What the task asks: Track down the lines that contain "page" and copy them.
--- START OF Task data ---
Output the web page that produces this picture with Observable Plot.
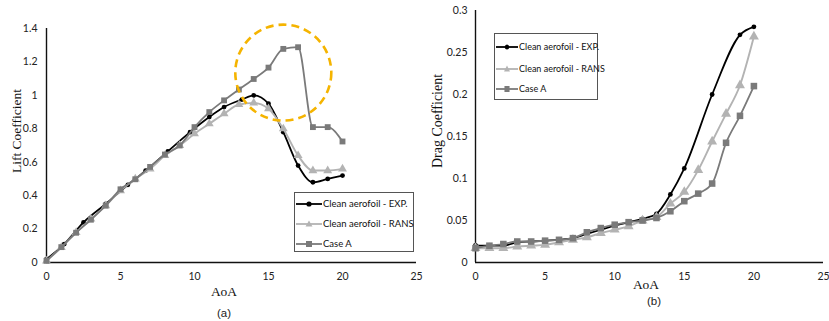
<!DOCTYPE html>
<html><head><meta charset="utf-8">
<script src="https://cdn.jsdelivr.net/npm/d3@7"></script>
<script src="https://cdn.jsdelivr.net/npm/@observablehq/plot@0.6"></script>
<style>
body{margin:0;background:#fff;}
#page{position:relative;width:829px;height:321px;overflow:hidden;background:#fff;font-family:Lato,"Liberation Sans",sans-serif;}
.chart{position:absolute;top:0;}
.lbl{position:absolute;font-family:"Liberation Serif","DejaVu Serif",serif;font-size:13.5px;color:#111;white-space:nowrap;transform:translate(-50%,-50%);}
.rot{transform:translate(-50%,-50%) rotate(-90deg);}
.cap{position:absolute;font-family:"Liberation Sans",sans-serif;font-size:11.5px;color:#222;transform:translate(-50%,-50%);}
.legend{position:absolute;border:1.3px solid #555;background:#fff;box-sizing:border-box;}
.row{position:absolute;left:0;display:flex;align-items:center;white-space:nowrap;color:#111;}
.row svg{display:block;}
</style></head>
<body><div id="page"></div>
<script>
// ---- data ----
const xTicks = [0, 5, 10, 15, 20, 25];
const liftTicks = [0, 0.2, 0.4, 0.6, 0.8, 1, 1.2, 1.4];
const dragTicks = [0, 0.05, 0.1, 0.15, 0.2, 0.25, 0.3];
const seriesNames = ["Clean aerofoil - EXP.", "Clean aerofoil - RANS", "Case A"];

const aoaCFD = [0,1,2,3,4,5,6,7,8,9,10,11,12,13,14,15,16,17,18,19,20];

const liftExpAoa = [0,1.2,2.5,4,5.5,6.7,8.2,9.7,11,12,13.2,14,15,16,17,18,19,20];
const liftExp    = [0.02,0.11,0.24,0.35,0.465,0.55,0.665,0.78,0.87,0.93,0.975,1.0,0.95,0.78,0.58,0.48,0.5,0.52];
const liftRans   = [0.01,0.09,0.18,0.26,0.34,0.43,0.5,0.56,0.64,0.7,0.77,0.83,0.89,0.945,0.955,0.92,0.8,0.64,0.55,0.55,0.56];
const liftCaseA  = [0.01,0.092,0.178,0.256,0.34,0.438,0.498,0.572,0.646,0.7,0.81,0.9,0.97,1.035,1.098,1.166,1.278,1.288,0.81,0.81,0.724];

const dragExpAoa = [0,1,2,3,4,5,6,7,8,9,10,11,12,13,14,15,17,19,20];
const dragExp    = [0.0205,0.02,0.02,0.024,0.025,0.026,0.027,0.029,0.034,0.039,0.044,0.048,0.052,0.058,0.081,0.112,0.2,0.271,0.2806];
const dragRans   = [0.017,0.017,0.017,0.019,0.02,0.021,0.024,0.027,0.03,0.035,0.039,0.043,0.05,0.054,0.07,0.084,0.11,0.144,0.177,0.211,0.269];
const dragCaseA  = [0.017,0.02,0.022,0.025,0.025,0.026,0.027,0.029,0.036,0.041,0.045,0.048,0.05,0.053,0.061,0.073,0.082,0.094,0.1425,0.1746,0.21];

const highlight = [{aoa: 16, cl: 1.136}];

// ---- styles ----
const colors = {exp: "#000000", rans: "#b3b3b3", caseA: "#7a7a7a"};
const zip = (xs, ys) => xs.map((x, i) => ({x, y: ys[i]}));
const fmt = d => String(+d.toFixed(2));

function chart(o) {
  const exp = zip(o.expX, o.exp), rans = zip(aoaCFD, o.rans), caseA = zip(aoaCFD, o.caseA);
  return Plot.plot({
    width: o.width, height: 300,
    marginLeft: o.ml, marginRight: o.mr, marginTop: o.mt, marginBottom: 38,
    style: {fontFamily: "Lato, 'Liberation Sans', sans-serif", fontSize: "10.5px", color: "#222", background: "transparent", overflow: "visible"},
    x: {domain: [0, 25]},
    y: {domain: o.yDomain},
    marks: [
      Plot.axisX(xTicks, {tickSize: 0, tickPadding: 10, tickFormat: fmt, label: null}),
      Plot.axisY(o.yTicks, {tickSize: 0, tickPadding: o.tp, tickFormat: fmt, label: null}),
      Plot.ruleY([0], {stroke: "#111", strokeWidth: 1.4}),
      Plot.ruleX([0], {stroke: "#111", strokeWidth: 1.4}),
      Plot.line(exp, {x: "x", y: "y", stroke: colors.exp, strokeWidth: 1.8, curve: "monotone-x"}),
      Plot.dot(exp, {x: "x", y: "y", fill: colors.exp, r: 2.4, symbol: "circle"}),
      Plot.line(rans, {x: "x", y: "y", stroke: colors.rans, strokeWidth: 1.9, curve: "monotone-x"}),
      Plot.dot(rans, {x: "x", y: "y", fill: colors.rans, r: o.sr, symbol: "triangle"}),
      Plot.line(caseA, {x: "x", y: "y", stroke: colors.caseA, strokeWidth: 1.8, curve: "monotone-x"}),
      Plot.dot(caseA, {x: "x", y: "y", fill: colors.caseA, r: o.sr, symbol: "square"}),
      ...(o.circle ? [Plot.dot(o.circle, {x: "aoa", y: "cl", r: 48, stroke: "#f5b400", strokeWidth: 2.6, strokeDasharray: "8,5", fill: "none"})] : [])
    ]
  });
}

const page = document.getElementById("page");
function place(el, left) { el.classList.add("chart"); el.style.left = left + "px"; page.appendChild(el); }

place(chart({width: 420, ml: 46, mr: 4, mt: 28, yDomain: [0, 1.4], yTicks: liftTicks, tp: 9, sr: 3.3,
  expX: liftExpAoa, exp: liftExp, rans: liftRans, caseA: liftCaseA, circle: highlight}), 0);
place(chart({width: 409, ml: 55, mr: 6, mt: 10, yDomain: [0, 0.3], yTicks: dragTicks, tp: 8, sr: 3.7,
  expX: dragExpAoa, exp: dragExp, rans: dragRans, caseA: dragCaseA}), 420);

function label(text, x, y, cls, extra) {
  const d = document.createElement("div");
  d.className = cls; d.textContent = text;
  d.style.left = x + "px"; d.style.top = y + "px";
  if (extra) Object.assign(d.style, extra);
  page.appendChild(d);
}
label("Lift Coefficient", 17, 131, "lbl rot");
label("AoA", 224, 292, "lbl");
label("(a)", 224, 313, "cap");
label("Drag Coefficient", 438, 121, "lbl rot", {fontSize: "14px"});
label("AoA", 646, 285, "lbl");
label("(b)", 654, 301, "cap");

function marker(kind, c) {
  if (kind === "circle") return `<circle cx="13" cy="5" r="2.6" fill="${c}"/>`;
  if (kind === "triangle") return `<path d="M13 1.5 L16.5 7.5 L9.5 7.5Z" fill="${c}"/>`;
  return `<rect x="10" y="2" width="6" height="6" fill="${c}"/>`;
}
function legend(x, y, w, h, rowsY, lineW, fs) {
  const box = document.createElement("div");
  box.className = "legend";
  Object.assign(box.style, {left: x + "px", top: y + "px", width: w + "px", height: h + "px"});
  const kinds = [["circle", colors.exp], ["triangle", colors.rans], ["square", colors.caseA]];
  seriesNames.forEach((name, i) => {
    const r = document.createElement("div");
    r.className = "row";
    r.style.top = (rowsY[i] - y - 6) + "px";
    r.style.left = "1px";
    r.style.fontSize = fs + "px";
    const [k, c] = kinds[i];
    r.innerHTML = `<svg width="${lineW}" height="10" viewBox="0 0 26 10" preserveAspectRatio="none"><line x1="0" y1="5" x2="26" y2="5" stroke="${c}" stroke-width="1.8"/>${marker(k, c)}</svg><span style="margin-left:1px">${name}</span>`;
    page.appendChild(box);
    box.appendChild(r);
  });
}
legend(294, 192, 120, 60, [203, 223, 243], 26, 9.5);
legend(494, 33, 104, 67, [46, 68, 88], 22, 9);
</script></body></html>
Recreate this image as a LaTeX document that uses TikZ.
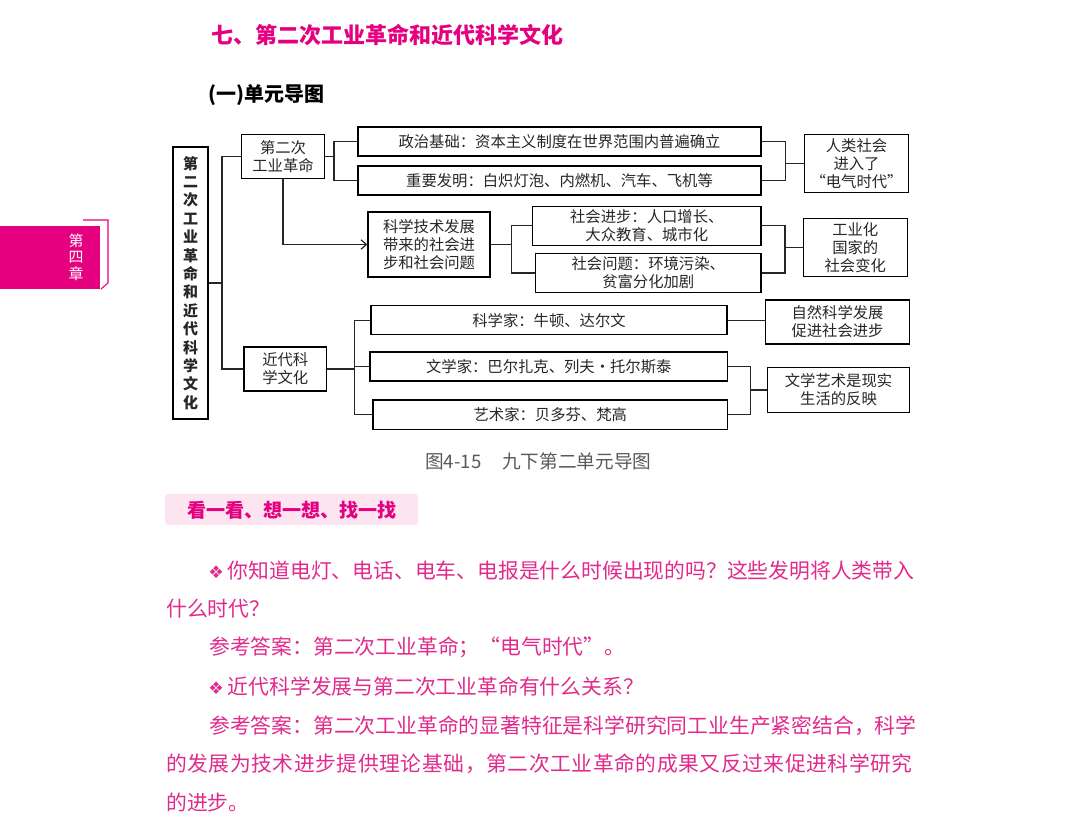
\documentclass[tikz,border=0pt]{standalone}
\usepackage{fontspec}
\setmainfont{Noto Sans CJK SC}
\newfontfamily\dejavu{DejaVu Sans}
\usetikzlibrary{arrows.meta}
\definecolor{mag}{HTML}{E5007F}
\definecolor{bodymag}{HTML}{E02A8C}
\definecolor{bannerbg}{HTML}{FCE5F1}
\newcommand{\diam}{{\dejavu\fontsize{13}{14}\selectfont ❖}\hspace{3pt}}
\begin{document}
\begin{tikzpicture}[x=0.75pt,y=-0.75pt,
  box/.style={draw=black, line width=1pt, inner sep=0pt, align=center,
    font=\fontsize{11.5}{13.5}\selectfont, text=black!85},
  sz/.style 2 args={minimum width=#1*0.75pt, minimum height=#2*0.75pt},
  conn/.style={line width=0.9pt, draw=black!85},
  body/.style={anchor=west, inner sep=0pt, text=bodymag, font=\fontsize{15.6}{18}\selectfont}
]
\useasboundingbox (0,0) rectangle (1080,827);
% title
\node[anchor=west, inner sep=0pt, text=mag, font=\fontsize{16.5}{18}\bfseries\selectfont] (title) at (211,35) {七、第二次工业革命和近代科学文化};
\node[anchor=west, inner sep=0pt, font=\fontsize{15}{17}\bfseries\selectfont] (sub) at (208,95) {(一)单元导图};
% side tab
\fill[mag] (0,226) rectangle (100,289);
\draw[mag, line width=0.8pt] (83,220) -- (108,220) -- (108,283) -- (101,289);
\node[inner sep=0pt, align=center, text=white, font=\fontsize{11.2}{12.3}\selectfont] (tab) at (76,257) {第\\四\\章};
% diagram boxes
\node[box, sz={35}{272}, font=\fontsize{11.25}{13.8}\bfseries\selectfont] (main) at (190.5,283)
  {第\\二\\次\\工\\业\\革\\命\\和\\近\\代\\科\\学\\文\\化};
\node[box, sz={82.6}{44}] (r1) at (283,156.7) {第二次\\工业革命};
\node[box, sz={82.7}{44}] (r2) at (285.3,369) {近代科\\学文化};
\node[box, sz={403}{29}] (p1) at (559.5,141.5) {政治基础：资本主义制度在世界范围内普遍确立};
\node[box, sz={403}{29}] (p2) at (559.5,180.5) {重要发明：白炽灯泡、内燃机、汽车、飞机等};
\node[box, sz={104.4}{58.4}] (q1) at (856.5,163.5) {人类社会\\进入了\\“电气时代”};
\node[box, sz={122}{65}] (s) at (429,244.5) {科学技术发展\\带来的社会进\\步和社会问题};
\node[box, sz={228.3}{39}] (s1) at (646.8,225.8) {社会进步：人口增长、\\大众教育、城市化};
\node[box, sz={225.3}{39.4}] (s2) at (648.3,273) {社会问题：环境污染、\\贫富分化加剧};
\node[box, sz={104}{57.6}] (t) at (855.3,247.5) {工业化\\国家的\\社会变化};
\node[box, sz={356}{29}] (u1) at (549,320.3) {科学家：牛顿、达尔文};
\node[box, sz={357.7}{29}] (u2) at (548.8,366.5) {文学家：巴尔扎克、列夫·托尔斯泰};
\node[box, sz={354.7}{29.3}] (u3) at (550.3,414.7) {艺术家：贝多芬、梵高};
\node[box, sz={143.6}{44.3}] (v1) at (837.5,322) {自然科学发展\\促进社会进步};
\node[box, sz={141.6}{45.4}] (v2) at (838.5,390) {文学艺术是现实\\生活的反映};
% connectors
\coordinate (jA) at (222,283);
\coordinate (jB) at (334,156.7);
\coordinate (jC) at (785.7,163.5);
\coordinate (jD) at (511.7,244.5);
\coordinate (jE) at (785,247.5);
\coordinate (jF) at (354.3,369);
\coordinate (jG) at (750.7,390);
\draw[conn] (main.east) -- (jA);
\draw[conn] (r1.west) -| (jA);
\draw[conn] (r2.west) -| (jA);
\draw[conn] (r1.east) -- (jB);
\draw[conn] (p1.west) -| (jB);
\draw[conn] (p2.west) -| (jB);
\draw[conn] (p1.east) -| (jC);
\draw[conn] (p2.east) -| (jC);
\draw[conn] (jC) -- (q1.west);
\draw[conn, -{Straight Barb[length=4pt,width=7pt]}] (r1.south) |- (s.west);
\draw[conn] (s.east) -- (jD);
\draw[conn] (s1.west) -| (jD);
\draw[conn] (s2.west) -| (jD);
\draw[conn] (s1.east) -| (jE);
\draw[conn] (s2.east) -| (jE);
\draw[conn] (jE) -- (t.west);
\draw[conn] (r2.east) -- (jF);
\draw[conn] (u1.west) -| (jF);
\draw[conn] (u2.west) -| (jF);
\draw[conn] (u3.west) -| (jF);
\draw[conn] (u1.east) -- (v1.west |- u1.east);
\draw[conn] (u2.east) -| (jG);
\draw[conn] (u3.east) -| (jG);
\draw[conn] (jG) -- (v2.west);
% caption
\node[anchor=west, inner sep=0pt, text=black!65, font=\fontsize{14}{15}\selectfont] (cap) at (425,461) {图4-15\hspace{1.1em}九下第二单元导图};
% banner
\node[fill=bannerbg, rounded corners=2pt, inner sep=0pt, minimum width=253*0.75pt, minimum height=31*0.75pt] (banner) at (291.5,509.5) {};
\node[inner sep=0pt, text=mag, font=\fontsize{14.3}{16}\bfseries\selectfont] (bannertext) at (292,510) {看一看、想一想、找一找};
% body text
\node[body] (l1) at (208,571) {\diam 你知道电灯、电话、电车、电报是什么时候出现的吗？这些发明将人类带入};
\node[body] (l2) at (166,609) {什么时代？};
\node[body] (l3) at (209,647) {参考答案：第二次工业革命；“电气时代”。};
\node[body] (l4) at (208,687) {\diam 近代科学发展与第二次工业革命有什么关系？};
\node[body] (l5) at (209,726) {参考答案：第二次工业革命的显著特征是科学研究同工业生产紧密结合，科学};
\node[body] (l6) at (166,764) {\addfontfeature{LetterSpace=2.6}的发展为技术进步提供理论基础，第二次工业革命的成果又反过来促进科学研究};
\node[body] (l7) at (166,802) {的进步。};
\end{tikzpicture}
\end{document}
--- END OF Task data ---
Solution to this exercise:
Output the web page that produces this picture with Observable Plot.
#page{position:relative;width:829px;height:321px;overflow:hidden;background:#fff;font-family:Lato,"Liberation Sans",sans-serif;}
<body><div id="page"></div>
const page = document.getElementById("page");
function place(el, left) { el.classList.add("chart"); el.style.left = left + "px"; page.appendChild(el); }
  page.appendChild(d);
    page.appendChild(box);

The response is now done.